In 1954, Booker became Jet magazine’s chief columnist and Washington Bureau Chief for the Johnson Publishing Company in Chicago. The following year, he would cover a case that would establish him as a preeminent voice of Black America.

It was the case of Emmett Till, a 14-year-old boy from Chicago who was brutally murdered by two white men in Money, Mississippi in 1955. In the Deep South where lynchings and segregation were part of every day, Till was accused of whistling at a white woman in a grocery store. The men J.W. Milam and Roy Bryant kidnapped Till in the early hours of August 28, 1955 and took him to a shed where they brutally beat him before shooting him the head. They then threw his body in the Tallahatchie River with a cotton gin fan wired around his neck. After his body was discovered, Till’s mother, Mamie Till-Mobley rejected advice from the funeral home and held an open-casket funeral in Chicago to show the world what the men did to her son. Milam and Roy were acquitted on charges of murder by an all-white jury in a trial that lasted only an hour. The men later confessed to the murder in Look magazine. The case helped spark the Civil Rights Movement.

Booker took great risks as he reported from Mississippi to give millions of Black readers across the country a string of the stories about Till’s murder. White major daily newspapers did not often report stories on the murders and lynchings of Black people. When Jet magazine ran Booker’s first story on the Till case, it also published a photograph of the boy’s mutilated face. Weeks later, The Chicago Defender and news organizations around the world followed suit.

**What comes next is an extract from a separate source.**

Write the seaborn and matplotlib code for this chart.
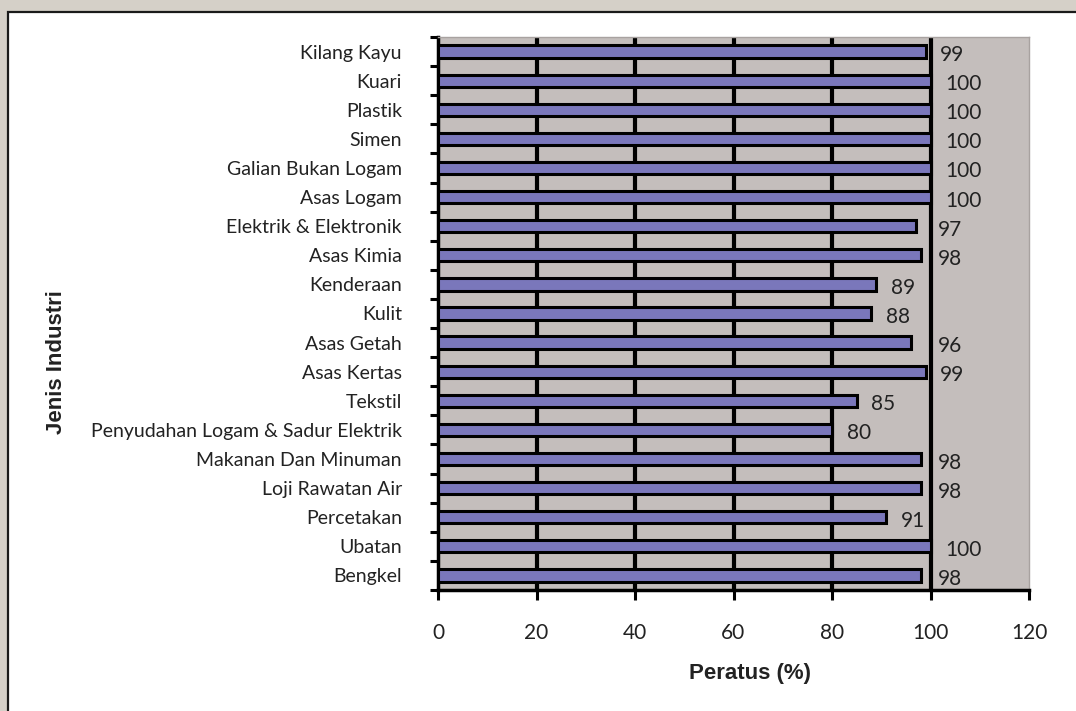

According to the New York Times, Mr. Booker said when he arrived in Mississippi, several white men in a car forced him and a staff member to stop. Booker said after Roy and Milam were acquitted, they quickly hopped on a flight to Memphis in fear of their lives.

Booker went on to become the Washington Bureau Chief of Ebony and Jet. As the Civil Rights Movement progressed, he covered protests and sit ins at segregated diners and restaurants.

In 1961, Booker helped cover a Freedom Ride from Washington to New Orleans, when a bus was bombed in Anniston, Ala. Thugs stormed Booker’s bus and beat the protesters. In Birmingham, Ala., protestors were beaten again by waiting Ku Klux Klansmen.

Booker spent 65 years with Ebony and Jet. He retired in 2007 after covering 10 presidents, the Civil Rights Movement and the Vietnam War. He was born in Baltimore on August 27, 1918 to a Baptist minister. He graduated from Virginia Union University in 1942 with a degree in English.

In 2013, Booker was inducted into the National Association of Black Journalists’ Hall of Fame in 2013.

In 1950, after several previous applications, he received a prestigious Nieman Foundation Fellowship for Journalism at Harvard University. In 2016, he received a career George Polk Award in Journalism.